Once the ink on the transition was dry, the business turned its attention to the architecture of governance and culture.
One of the most symbolic changes was the redesign of Grapevine’s organisational structure. Out went the traditional vertical chart, in came a more horizontal representation of how work, responsibility, and collaboration flow through the business.
Perhaps the greatest misunderstanding about employee ownership is that it turns a business into a commune. But Grapevine’s new structure didn’t pretend hierarchy didn’t exist, it simply reframed it. The business acknowledged that leadership could happen in any direction, and that ownership isn’t shaped like a pyramid. But EO is a mechanism through which Great EO leadership can flourish, and new leaders can rise from any area of a business.

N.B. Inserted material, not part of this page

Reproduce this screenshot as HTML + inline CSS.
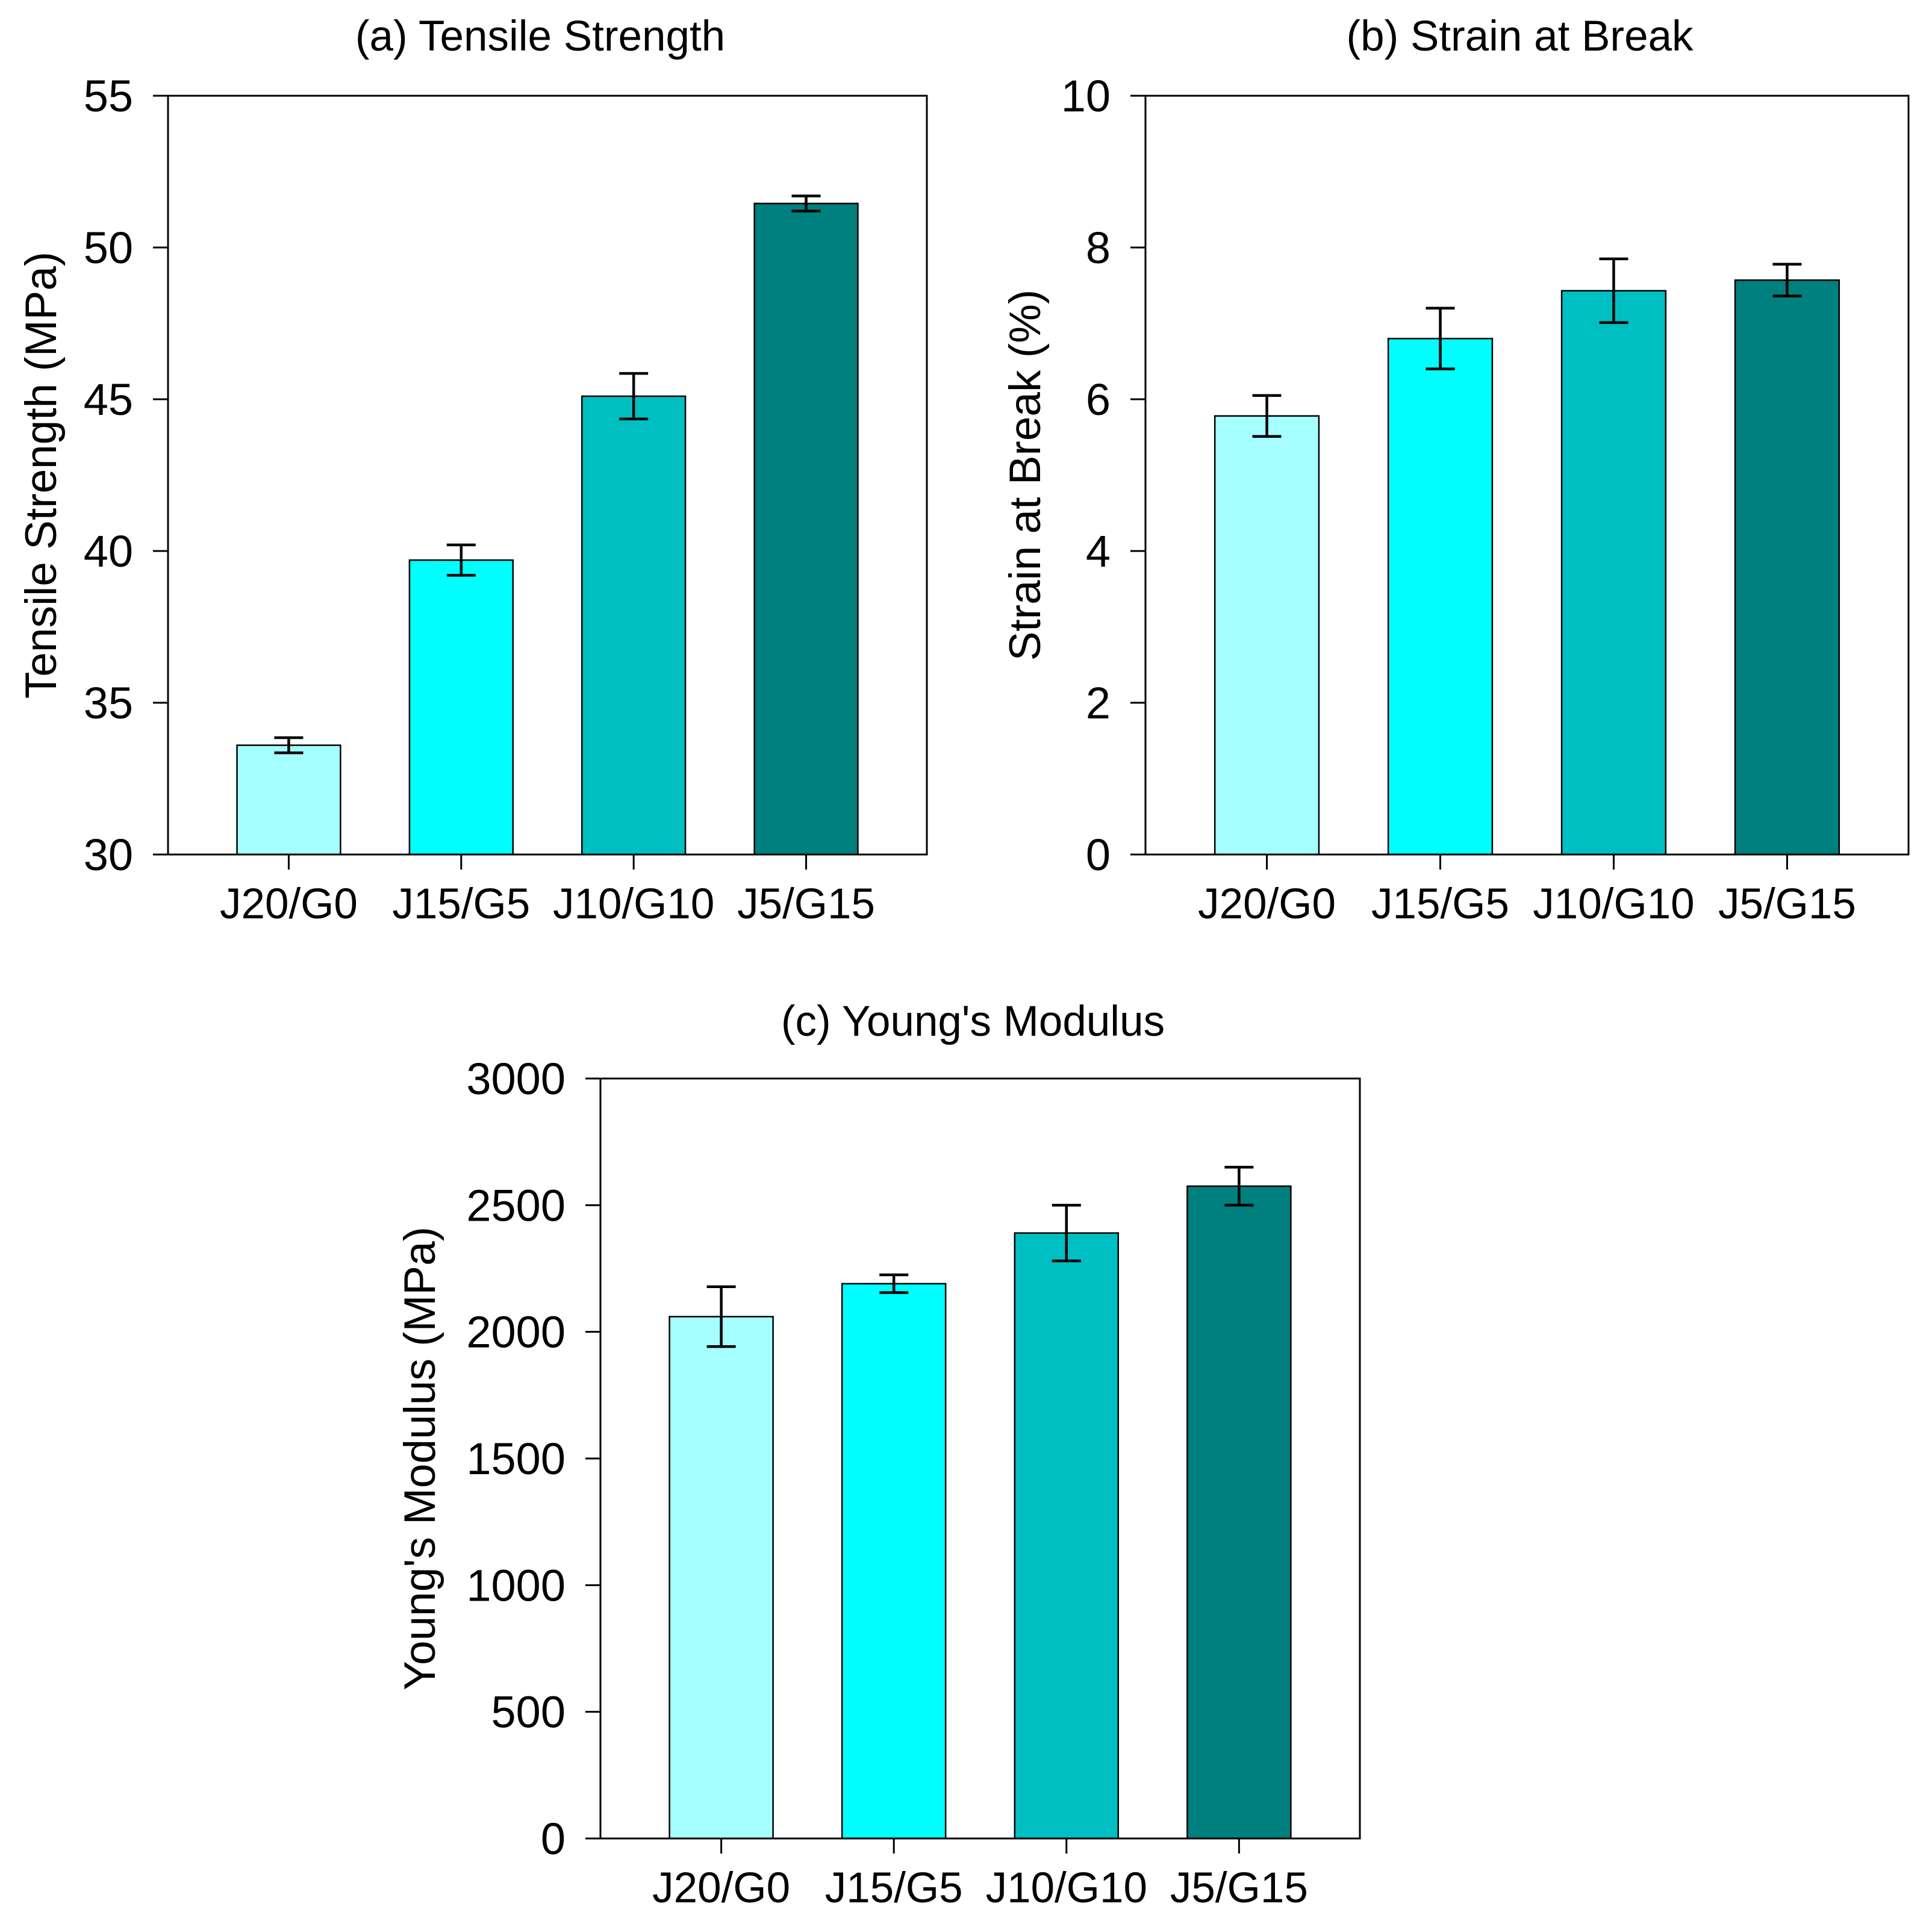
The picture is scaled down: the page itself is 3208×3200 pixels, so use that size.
<!DOCTYPE html>
<html><head><meta charset="utf-8"><style>
html,body{margin:0;padding:0;background:#fff}
svg text{font-family:"Liberation Sans",Arial,sans-serif;fill:#000}
</style></head><body>
<svg id="fig" width="3208" height="3195" viewBox="0 0 3208 3195" xmlns="http://www.w3.org/2000/svg"></svg>
<script>
const categories = ["J20/G0","J15/G5","J10/G10","J5/G15"];
const barColors = ["#a6ffff","#00ffff","#00bfc2","#007f7f"];
const tensileValues = [33.6, 39.7, 45.1, 51.45];
const tensileErrors = [0.25, 0.5, 0.75, 0.25];
const tensileTicks = [30,35,40,45,50,55];
const strainValues = [5.78, 6.8, 7.43, 7.57];
const strainErrors = [0.27, 0.4, 0.42, 0.21];
const strainTicks = [0,2,4,6,8,10];
const modulusValues = [2060, 2190, 2390, 2575];
const modulusErrors = [118, 35, 110, 75];
const modulusTicks = [0,500,1000,1500,2000,2500,3000];

const NS="http://www.w3.org/2000/svg";
const svg=document.getElementById('fig');
function mk(tag,attrs,parent){const e=document.createElementNS(NS,tag);for(const k in attrs)e.setAttribute(k,attrs[k]);(parent||svg).appendChild(e);return e;}

function panel(id,L,R,T,B,ticks,values,errors,title,ytitle,titleY,ytitleX,labelsY){
  const g=mk('g',{});
  
  
  const y0=ticks[0],y1=ticks[ticks.length-1];
  const ys=v=>B-(v-y0)/(y1-y0)*(B-T);
  const xs=i=>L+(i+0.7)/4.4*(R-L);
  const bw=0.6/4.4*(R-L);
  values.forEach((v,i)=>{
    const r=mk('rect',{x:xs(i)-bw/2,y:ys(v),width:bw,height:B-ys(v),fill:barColors[i],stroke:'#000','stroke-width':2.5},g);
    
    
    const e=errors[i],cx=xs(i),cw=24;
    const eb=mk('path',{d:`M${cx},${ys(v+e)}V${ys(v-e)}M${cx-cw},${ys(v+e)}H${cx+cw}M${cx-cw},${ys(v-e)}H${cx+cw}`,stroke:'#000','stroke-width':4.5,fill:'none'},g);
    
    
  });
  const fr=mk('rect',{x:L,y:T,width:R-L,height:B-T,fill:'none',stroke:'#000','stroke-width':3},g);
  
  
  ticks.forEach(t=>{
    mk('line',{x1:L-25,x2:L,y1:ys(t),y2:ys(t),stroke:'#000','stroke-width':3},g);
    const tx=mk('text',{x:L-58,y:ys(t)+26,'text-anchor':'end','font-size':74},g);
    tx.textContent=t;
    
    
  });
  categories.forEach((c,i)=>{
    mk('line',{x1:xs(i),x2:xs(i),y1:B,y2:B+25,stroke:'#000','stroke-width':3},g);
    const tx=mk('text',{x:xs(i),y:labelsY,'text-anchor':'middle','font-size':71},g);
    tx.textContent=c;
    
    
  });
  const tt=mk('text',{x:(L+R)/2-12,y:titleY,'text-anchor':'middle','font-size':71},g);
  tt.textContent=title;
  
  
  const yt=mk('text',{x:ytitleX,y:(T+B)/2,'text-anchor':'middle','font-size':73,transform:`rotate(-90 ${ytitleX} ${(T+B)/2})`},g);
  yt.textContent=ytitle;
  
  
}
panel('tensile',279,1539,159,1419,tensileTicks,tensileValues,tensileErrors,'(a) Tensile Strength','Tensile Strength (MPa)',84,93,1525);
panel('strain',1902,3169,159,1419,strainTicks,strainValues,strainErrors,'(b) Strain at Break','Strain at Break (%)',84,1727,1525);
panel('modulus',997,2258,1791,3053,modulusTicks,modulusValues,modulusErrors,"(c) Young's Modulus","Young's Modulus (MPa)",1720,722,3159);
</script>
</body></html>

As Grapevine settled into its new identity, it became clear that additional leadership capacity would help sustain momentum. A Senior Management Team comprising three longstanding colleagues was formed in the second year of the business’ EO. This new team reinforced the board, creating more space for strategic thinking and shared leadership.
Transparency grew, too. The company intranet became a central hub for strategy papers and monthly profit and loss reports. A weekly Monday email, which had initially been a simple update, became a core internal rhythm. And at the end of its first financial year of being EO, Grapevine held its inaugural AGM, giving co-owners a clear, unvarnished view of commercial performance and ESG activity.
Feedback mechanisms were introduced with equal seriousness. Colleagues could raise issues or ideas anonymously or openly, with every submission receiving a considered response from leadership. As survey and group discussions were trialled, participation widened and the sense of shared ownership grew.